I thought I’d get my two-penneth in before the BBC News’ Kamal Ahmed pops up telling us how much damage the current arctic weather has caused to the economy!
A study carried out in 2015 by the Centre for Economics and Business Research (Cebr) suggested that a drop of one degree in the minimum average temperature can cost the UK economy £2.5 billion, thanks to lower output among businesses affected by cold weather plus lost productivity caused by transport delays and people not making it to work.
But essentially it’s a bit of a rant as I’m stuck here under snow while the conference we were attending was cancelled this morning due to not being able to clear the grounds of the white stuff! How much damage to (UK) GDP has been caused by self-serving communities? I’ll wager (although I don’t yet have the evidence) that it’s a lot more than a couple of £billion!
Before the rant, as a consultant myself, when you point the finger, three point back at you! And we’ve seen some consultants act as if the Dilbert cartoon above is actually a user manual on consulting! Being aware of this, we aim to counter this accusation using a number of techniques, partly by delivering software platform to support new methods once we have left our customers’ premises, and partly by as much knowledge transfer as our customers can take on board. Enough said about us.
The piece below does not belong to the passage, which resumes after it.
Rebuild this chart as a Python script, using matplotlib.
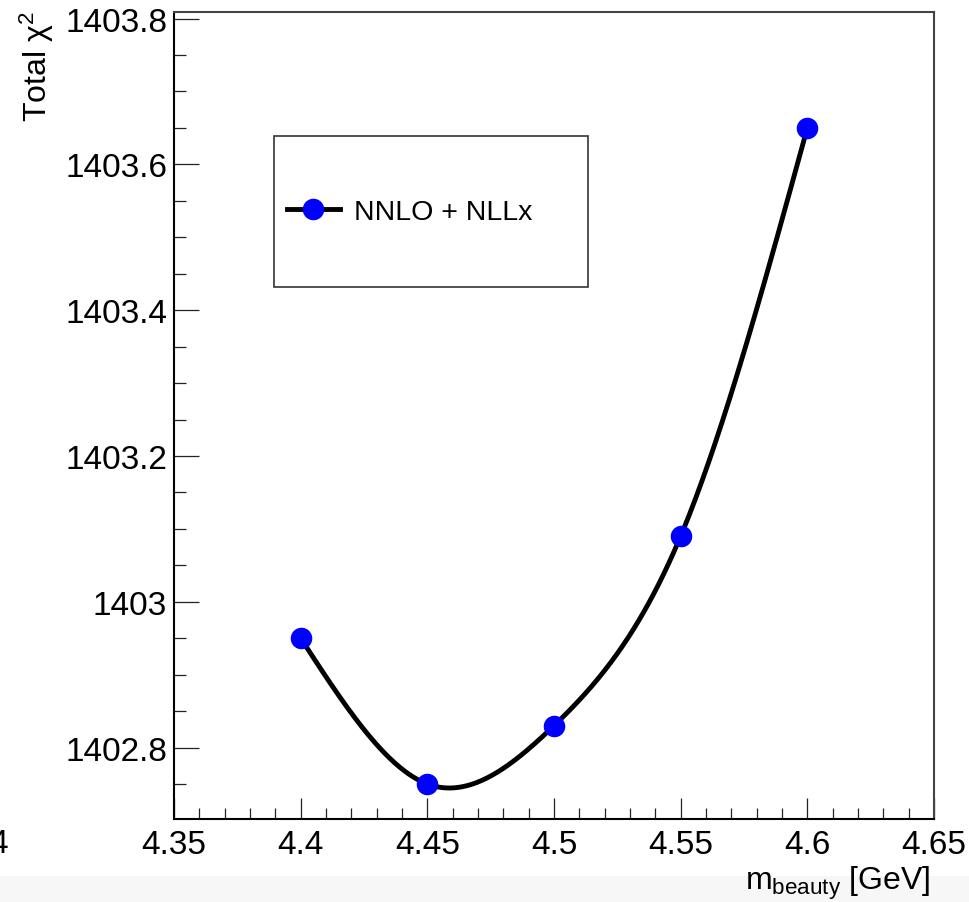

Other self-serving communities we have come across that behave as if they are no longer a support / enabling function, but believe they rule the roost include IT, HR, Finance, Legal, Health & Safety/Risk Management – the list goes on…. We’re not saying ALL of these communities ALWAYS behave this way, but more than 50% of those we’ve observed do so….
I obviously have to be careful here, so no names quoted. For example, we have identified some real (possibly around £100m mark) opportunities for improvement in the rail industry (hope that’s vague enough!), only for the Health & Safety / Risk card to be played to scotch them. We’ve had significant change projects scuppered due to IT not delivering. And the list goes on – and I’m sure we’re not the only ones to observe this. How have we let this happen?
I just wonder if the conversations around closing the conference grounds this morning were dominated by “risk management”, rather than just getting on with it – the way Britain used to do when I was young (Monty Python addicts need not reply).